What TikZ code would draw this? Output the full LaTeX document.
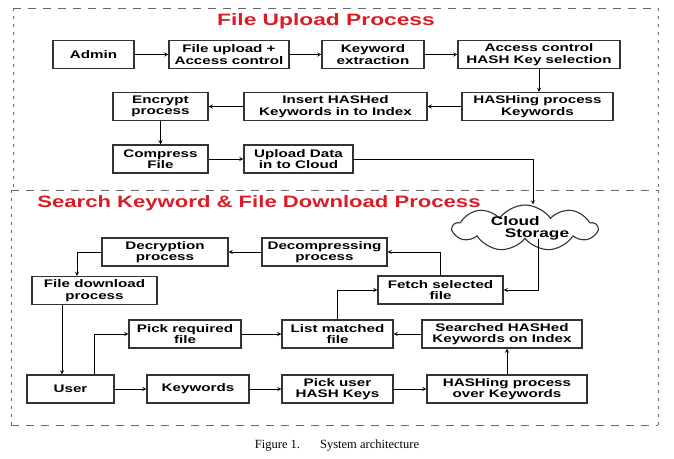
\documentclass[tikz,border=0pt]{standalone}
\usepackage{fontspec}
\setmainfont{Liberation Sans}
\newfontfamily\boxfont[FakeStretch=1.38]{Liberation Sans}
\newfontfamily\capfont{Liberation Serif}
\usetikzlibrary{shapes.symbols}
\definecolor{titlered}{RGB}{218,28,38}
\definecolor{framegray}{RGB}{105,105,105}

\tikzset{
  box/.style={draw=black!80, line width=1.1pt, fill=white, inner sep=1pt,
    minimum width=#1, minimum height=28, align=center,
    font=\boxfont\bfseries\fontsize{11}{11.5}\selectfont},
  heading/.style={text=titlered, font=\boxfont\bfseries\fontsize{16.5}{18}\selectfont},
  hframe/.style={framegray, line width=1pt, dash pattern=on 8pt off 7pt},
  vframe/.style={framegray, line width=1pt, dash pattern=on 3pt off 5pt},
}

\begin{document}
\begin{tikzpicture}[x=1pt,y=-1pt,>=stealth,line width=0.9pt]
\useasboundingbox (0,0) rectangle (674,458);

% Dashed frames
\draw[hframe] (13,8) -- (658,8);
\draw[hframe] (11,190) -- (658,190);
\draw[hframe] (11,425) -- (658,425);
\draw[vframe] (13,8) -- (13,190);
\draw[vframe] (658,8) -- (658,190);
\draw[vframe] (11,190) -- (11,425);
\draw[vframe] (658,190) -- (658,425);

% Headings
\node[heading] (uptitle) at (326,21) {File Upload Process};
\node[heading, xscale=0.97] (dltitle) at (259,203) {Search Keyword \& File Download Process};

% Upload boxes
\node[box=81]  (admin)   at (93.5,54.5)  {Admin};
\node[box=120] (upload)  at (229,54.5)   {File upload +\\Access control};
\node[box=102] (extract) at (373,54.5)   {Keyword\\extraction};
\node[box=162] (access)  at (539,54.5)   {Access control\\HASH Key selection};
\node[box=151] (hashkw)  at (537.5,106.5) {HASHing process\\Keywords};
\node[box=183] (insert)  at (335.5,106.5) {Insert HASHed\\Keywords in to Index};
\node[box=95]  (encrypt) at (160.5,106.5) {Encrypt\\process};
\node[box=95]  (compress) at (160.5,159) {Compress\\File};
\node[box=109] (updata)  at (298.5,159)  {Upload Data\\in to Cloud};

% Cloud
\node[cloud, draw=black!80, line width=1.1pt, fill=white, cloud puffs=9,
  cloud puff arc=110, aspect=3.4, minimum width=144, minimum height=46,
  inner sep=0pt,
  label={[align=left, font=\boxfont\bfseries\fontsize{12.5}{12}\selectfont,
    xshift=5pt]center:Cloud\\\hspace{14pt}Storage}] (cloud) at (525,228) {};

% Download boxes
\node[box=126] (decrypt) at (165,252)    {Decryption\\process};
\node[box=125] (decomp)  at (324.5,252)  {Decompressing\\process};
\node[box=125] (fetch)   at (440.5,290)  {Fetch selected\\file};
\node[box=125] (filedl)  at (94.5,290.5) {File download\\process};
\node[box=112] (pick)    at (185,334)    {Pick required\\file};
\node[box=111] (listm)   at (337.5,334)  {List matched\\file};
\node[box=160] (search)  at (502,334)    {Searched HASHed\\Keywords on Index};
\node[box=87]  (user)    at (70.5,389)   {User};
\node[box=102] (keyw)    at (198,389)    {Keywords};
\node[box=111] (pickuser) at (337.5,389) {Pick user\\HASH Keys};
\node[box=160] (hashover) at (507,389)   {HASHing process\\over Keywords};

% Upload arrows
\draw[->] (admin) -- (upload);
\draw[->] (upload) -- (extract);
\draw[->] (extract) -- (access);
\draw[->] (access.south) -- (access.south |- hashkw.north);
\draw[->] (hashkw) -- (insert);
\draw[->] (insert) -- (encrypt);
\draw[->] (encrypt) -- (compress);
\draw[->] (compress) -- (updata);
\draw[->] (updata.east) -| ([xshift=8pt]cloud.north);

% Download arrows
\draw[->] ([xshift=13pt]cloud.south) |- (fetch.east);
\draw[->] (fetch.north) |- (decomp.east);
\draw[->] (decomp) -- (decrypt);
\draw[->] (decrypt.west) -| ([xshift=-17.5pt]filedl.north);
\draw[->] ([xshift=-32.5pt]filedl.south) -- ([xshift=-32.5pt]filedl.south |- user.north);
\draw[->] ([xshift=23.5pt]user.north) |- (pick.west);
\draw[->] (pick) -- (listm);
\draw[->] (listm.north) |- (fetch.west);
\draw[->] (search) -- (listm);
\draw[->] (hashover.north) -- (hashover.north |- search.south);
\draw[->] (user) -- (keyw);
\draw[->] (keyw) -- (pickuser);
\draw[->] (pickuser) -- (hashover);

% Caption
\node[font=\capfont\fontsize{12.5}{14}\selectfont] (caption) at (337,446)
  {Figure 1.\hspace{20pt}System architecture};
\end{tikzpicture}
\end{document}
⁂
* **What is required**: Repeat, with no pictures, each line from the beginning of the data through the line containing "xscale=0.97] (dltitle) at", inclusive.

* **Exercise output**:
What TikZ code would draw this? Output the full LaTeX document.
\documentclass[tikz,border=0pt]{standalone}
\usepackage{fontspec}
\setmainfont{Liberation Sans}
\newfontfamily\boxfont[FakeStretch=1.38]{Liberation Sans}
\newfontfamily\capfont{Liberation Serif}
\usetikzlibrary{shapes.symbols}
\definecolor{titlered}{RGB}{218,28,38}
\definecolor{framegray}{RGB}{105,105,105}

\tikzset{
  box/.style={draw=black!80, line width=1.1pt, fill=white, inner sep=1pt,
    minimum width=#1, minimum height=28, align=center,
    font=\boxfont\bfseries\fontsize{11}{11.5}\selectfont},
  heading/.style={text=titlered, font=\boxfont\bfseries\fontsize{16.5}{18}\selectfont},
  hframe/.style={framegray, line width=1pt, dash pattern=on 8pt off 7pt},
  vframe/.style={framegray, line width=1pt, dash pattern=on 3pt off 5pt},
}

\begin{document}
\begin{tikzpicture}[x=1pt,y=-1pt,>=stealth,line width=0.9pt]
\useasboundingbox (0,0) rectangle (674,458);

% Dashed frames
\draw[hframe] (13,8) -- (658,8);
\draw[hframe] (11,190) -- (658,190);
\draw[hframe] (11,425) -- (658,425);
\draw[vframe] (13,8) -- (13,190);
\draw[vframe] (658,8) -- (658,190);
\draw[vframe] (11,190) -- (11,425);
\draw[vframe] (658,190) -- (658,425);

% Headings
\node[heading] (uptitle) at (326,21) {File Upload Process};
\node[heading, xscale=0.97] (dltitle) at (259,203) {Search Keyword \& File Download Process};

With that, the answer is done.